Many bases, especially strong bases, are good conductors of electricity when dissolved in water. This is because the dissociation of the base produces ions (cations and anions), which are responsible for carrying electric current. Weak bases, however, show lower conductivity due to their limited dissociation.

6. Reactivity with Metals

Some bases, particularly those containing highly reactive metals, can react with certain metals, particularly amphoteric metals like aluminum and zinc, producing hydrogen gas (H₂). This reaction is a redox reaction where the metal is oxidized and the water (often present in the basic solution) is reduced.

Strong vs. Weak Bases: A Comparative Analysis

The strength of a base refers to its ability to dissociate in water and produce hydroxide ions.

Strong Bases

Strong bases completely dissociate in water, resulting in a high concentration of hydroxide ions. Examples include:

• Group 1 hydroxides: NaOH (sodium hydroxide), KOH (potassium hydroxide), LiOH (lithium hydroxide)
• Group 2 hydroxides: Ca(OH)₂ (calcium hydroxide), Ba(OH)₂ (barium hydroxide), Sr(OH)₂ (strontium hydroxide)

These bases readily donate their hydroxide ions and have high pH values.

Weak Bases

Weak bases partially dissociate in water, producing a relatively low concentration of hydroxide ions. Examples include:

• Ammonia (NH₃): Reacts with water to form a small amount of ammonium (NH₄⁺) and hydroxide (OH⁻) ions.
• Many organic amines: Molecules containing nitrogen with a lone pair of electrons.

Weak bases have lower pH values compared to strong bases. Their equilibrium lies significantly to the left, meaning most of the base remains undissociated.

Applications of Bases

Bases are widely used in numerous applications across various industries:

1. Industrial Applications

• Manufacturing of soaps and detergents: Sodium hydroxide (NaOH) is a key component in the saponification process, which involves the reaction of fats and oils with a strong base to produce soap.
• Pulp and paper industry: Bases are used in the pulping process to separate lignin from cellulose fibers.
• Chemical synthesis: Many chemical reactions utilize bases as catalysts or reagents.

2. Everyday Applications

• Antacids: Many antacids contain bases, such as calcium carbonate (CaCO₃) or magnesium hydroxide (Mg(OH)₂), to neutralize excess stomach acid.
• Cleaning agents: Many household cleaners are basic solutions, effectively removing grease and grime.
• Food industry: Bases are used in food processing, for example, to adjust pH in baking and to neutralize acidic compounds.
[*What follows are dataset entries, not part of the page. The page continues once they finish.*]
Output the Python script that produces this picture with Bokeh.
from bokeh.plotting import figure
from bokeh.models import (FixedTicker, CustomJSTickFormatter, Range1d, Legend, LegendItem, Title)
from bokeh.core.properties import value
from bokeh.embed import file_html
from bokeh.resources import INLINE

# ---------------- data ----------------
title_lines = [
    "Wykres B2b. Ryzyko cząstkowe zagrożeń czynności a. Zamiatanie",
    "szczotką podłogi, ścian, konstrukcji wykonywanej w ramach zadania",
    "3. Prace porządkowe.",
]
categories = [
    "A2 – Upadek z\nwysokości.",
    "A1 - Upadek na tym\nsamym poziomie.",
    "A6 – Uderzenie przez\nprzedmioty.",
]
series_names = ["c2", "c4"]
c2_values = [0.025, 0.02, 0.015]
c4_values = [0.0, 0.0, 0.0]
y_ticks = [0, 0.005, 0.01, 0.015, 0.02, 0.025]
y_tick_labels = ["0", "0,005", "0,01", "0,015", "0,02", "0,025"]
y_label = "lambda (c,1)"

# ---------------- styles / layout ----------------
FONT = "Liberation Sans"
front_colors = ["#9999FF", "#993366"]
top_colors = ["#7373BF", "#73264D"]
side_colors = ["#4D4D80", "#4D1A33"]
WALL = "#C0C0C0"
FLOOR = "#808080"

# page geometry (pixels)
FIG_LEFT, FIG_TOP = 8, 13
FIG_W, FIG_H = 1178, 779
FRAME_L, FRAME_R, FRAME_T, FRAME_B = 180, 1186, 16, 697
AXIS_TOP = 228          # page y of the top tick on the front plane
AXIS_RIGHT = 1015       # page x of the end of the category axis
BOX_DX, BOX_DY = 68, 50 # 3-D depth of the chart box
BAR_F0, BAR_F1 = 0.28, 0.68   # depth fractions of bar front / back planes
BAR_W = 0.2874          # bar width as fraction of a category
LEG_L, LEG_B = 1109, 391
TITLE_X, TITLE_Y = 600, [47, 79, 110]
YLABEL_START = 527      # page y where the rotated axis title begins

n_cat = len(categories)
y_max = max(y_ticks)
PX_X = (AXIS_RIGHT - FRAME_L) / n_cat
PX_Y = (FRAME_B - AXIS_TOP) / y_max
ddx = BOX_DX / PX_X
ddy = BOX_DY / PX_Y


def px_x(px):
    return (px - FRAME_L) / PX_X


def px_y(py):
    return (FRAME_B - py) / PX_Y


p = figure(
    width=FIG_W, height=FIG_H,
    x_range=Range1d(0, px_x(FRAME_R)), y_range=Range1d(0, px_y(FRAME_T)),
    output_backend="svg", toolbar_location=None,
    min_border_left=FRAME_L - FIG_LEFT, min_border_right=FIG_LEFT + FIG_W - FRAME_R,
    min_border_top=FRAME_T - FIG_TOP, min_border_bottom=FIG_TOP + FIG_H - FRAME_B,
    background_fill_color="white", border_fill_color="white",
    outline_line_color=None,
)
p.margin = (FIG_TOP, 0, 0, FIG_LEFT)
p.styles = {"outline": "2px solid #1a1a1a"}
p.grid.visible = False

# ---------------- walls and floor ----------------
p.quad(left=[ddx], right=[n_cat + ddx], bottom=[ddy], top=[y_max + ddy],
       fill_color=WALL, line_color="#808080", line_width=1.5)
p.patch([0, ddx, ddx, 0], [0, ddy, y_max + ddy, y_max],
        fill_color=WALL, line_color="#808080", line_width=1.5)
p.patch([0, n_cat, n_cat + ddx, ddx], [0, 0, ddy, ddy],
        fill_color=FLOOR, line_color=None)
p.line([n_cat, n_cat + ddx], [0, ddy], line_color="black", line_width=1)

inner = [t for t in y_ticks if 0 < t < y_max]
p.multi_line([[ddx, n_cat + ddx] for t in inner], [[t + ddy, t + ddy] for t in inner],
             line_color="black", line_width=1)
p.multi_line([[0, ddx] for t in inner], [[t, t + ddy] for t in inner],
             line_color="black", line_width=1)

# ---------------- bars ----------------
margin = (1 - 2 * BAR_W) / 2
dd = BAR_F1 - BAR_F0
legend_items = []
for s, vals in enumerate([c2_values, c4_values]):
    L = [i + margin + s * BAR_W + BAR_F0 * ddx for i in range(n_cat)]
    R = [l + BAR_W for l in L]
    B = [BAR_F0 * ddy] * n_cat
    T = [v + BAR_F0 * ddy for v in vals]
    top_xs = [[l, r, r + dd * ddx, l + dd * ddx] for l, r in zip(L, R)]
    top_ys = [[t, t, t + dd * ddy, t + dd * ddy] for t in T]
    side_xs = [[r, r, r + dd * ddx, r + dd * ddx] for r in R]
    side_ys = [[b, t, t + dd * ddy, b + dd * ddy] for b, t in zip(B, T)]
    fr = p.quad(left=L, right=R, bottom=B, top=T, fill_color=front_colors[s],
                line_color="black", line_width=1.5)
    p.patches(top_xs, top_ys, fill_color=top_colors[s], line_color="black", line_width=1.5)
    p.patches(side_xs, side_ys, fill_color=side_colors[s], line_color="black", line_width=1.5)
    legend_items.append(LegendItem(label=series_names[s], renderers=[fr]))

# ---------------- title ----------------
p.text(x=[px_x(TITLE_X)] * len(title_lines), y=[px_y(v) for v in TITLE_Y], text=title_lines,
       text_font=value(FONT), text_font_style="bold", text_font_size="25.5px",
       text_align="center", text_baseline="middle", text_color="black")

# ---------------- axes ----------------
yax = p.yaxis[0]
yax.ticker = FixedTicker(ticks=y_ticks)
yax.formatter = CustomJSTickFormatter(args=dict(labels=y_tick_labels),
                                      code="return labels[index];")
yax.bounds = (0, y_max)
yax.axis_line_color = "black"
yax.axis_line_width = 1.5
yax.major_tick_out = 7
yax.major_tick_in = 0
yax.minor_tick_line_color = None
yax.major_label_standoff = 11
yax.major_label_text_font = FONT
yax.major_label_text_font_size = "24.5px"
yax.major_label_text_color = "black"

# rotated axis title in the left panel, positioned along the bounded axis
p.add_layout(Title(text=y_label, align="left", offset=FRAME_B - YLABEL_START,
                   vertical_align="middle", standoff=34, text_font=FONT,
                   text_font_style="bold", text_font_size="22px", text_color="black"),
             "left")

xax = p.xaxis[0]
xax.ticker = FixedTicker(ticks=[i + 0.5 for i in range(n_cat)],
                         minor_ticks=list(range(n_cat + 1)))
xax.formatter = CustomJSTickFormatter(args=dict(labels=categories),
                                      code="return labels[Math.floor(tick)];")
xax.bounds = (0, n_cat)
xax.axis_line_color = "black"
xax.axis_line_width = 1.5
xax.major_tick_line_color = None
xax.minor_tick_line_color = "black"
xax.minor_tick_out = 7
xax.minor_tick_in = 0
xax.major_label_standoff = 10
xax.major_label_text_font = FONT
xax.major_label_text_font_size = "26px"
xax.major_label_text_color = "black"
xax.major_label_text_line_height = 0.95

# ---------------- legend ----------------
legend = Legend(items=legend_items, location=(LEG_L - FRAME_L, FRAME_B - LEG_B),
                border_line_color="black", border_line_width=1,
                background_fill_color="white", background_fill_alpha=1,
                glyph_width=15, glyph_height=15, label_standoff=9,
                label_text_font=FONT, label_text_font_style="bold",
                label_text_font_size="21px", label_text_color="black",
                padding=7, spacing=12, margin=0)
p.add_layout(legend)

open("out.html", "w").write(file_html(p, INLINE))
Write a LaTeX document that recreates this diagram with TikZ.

3. Environmental Applications

• Water treatment: Bases are used to adjust the pH of water to make it suitable for drinking and other purposes.
• Wastewater treatment: Bases are employed to neutralize acidic waste streams.

Safety Precautions When Handling Bases

Bases can be corrosive and harmful; therefore, proper safety precautions should always be followed:

• Wear appropriate personal protective equipment (PPE): This includes gloves, eye protection, and lab coats.
• Handle bases carefully: Avoid direct contact with skin and eyes.
• Dilute bases cautiously: Always add the base to water, never water to the base, to prevent splashing and potential burns.
• Dispose of bases properly: Follow local regulations for the safe disposal of chemical waste.

Conclusion

Bases are fundamental chemical species with diverse properties and applications. Understanding their behavior, from their interactions with acids to their industrial uses, is crucial in numerous scientific and technological fields. This comprehensive exploration provides a solid foundation for appreciating the multifaceted nature of bases and their importance in chemistry and beyond. Remember to always prioritize safety when working with bases due to their potential corrosive nature. Further investigation into specific bases and their applications can lead to a deeper and more specialized understanding of this essential area of chemistry.